Module cuda_std::atomic

Expand description

Atomic Types for modification of numbers in multiple threads in a sound way.

Core Interop

Every type in this module works on the CPU (targets outside of nvptx). However, core::sync::atomic types do NOT work on the GPU currently. This is because CUDA atomics have some fundamental differences that make representing them fully with existing core types impossible:

CUDA has block-scoped, device-scoped, and system-scoped atomics, core does not make such a distinction (obviously).
CUDA trivially supports relaxed/acquire/release orderings on most architectures, but SeqCst and other orderings use specialized instructions on compute capabilities 7.x+, but can be emulated with fences/membars on 7.x >. This makes it difficult to hide away such details in the codegen.
CUDA has hardware atomic floats, core does not.
CUDA makes the distinction between “fetch, do operation, read” (atom) and “do operation” (red).
Core thinks CUDA supports 8 and 16 bit atomics, this is a bug in the nvptx target but it is nevertheless an annoying detail to silently trap on.

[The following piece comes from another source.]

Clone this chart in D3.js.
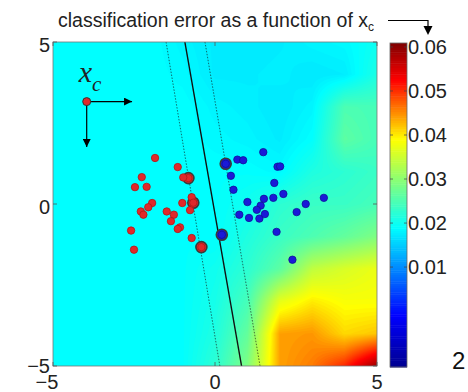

Therefore we chose to go with the approach of implementing all atomics inside cuda_std. In the future, we may support a subset of core atomics, but for now, you will have to use cuda_std atomics.

Modules

intrinsics

Raw CUDA-specific atomic functions that map to PTX instructions.

mid

Mid-level intrinsics that take an ordering parameter and emulate specialized instructions when not available (on lower compute capabilities).

Structs

AtomicF32

A 32-bit float type which can be safely shared between threads and synchronizes across a single device (GPU).

AtomicF64

A 64-bit float type which can be safely shared between threads and synchronizes across a single device (GPU).

BlockAtomicF32

A 32-bit float type which can be safely shared between threads and synchronizes across a single thread block (also called a CTA, cooperative thread array).

BlockAtomicF64

A 64-bit float type which can be safely shared between threads and synchronizes across a single thread block (also called a CTA, cooperative thread array).

SystemAtomicF32

A 32-bit float type which can be safely shared between threads and synchronizes across a single device (GPU).

SystemAtomicF64

A 64-bit float type which can be safely shared between threads and synchronizes across a single device (GPU).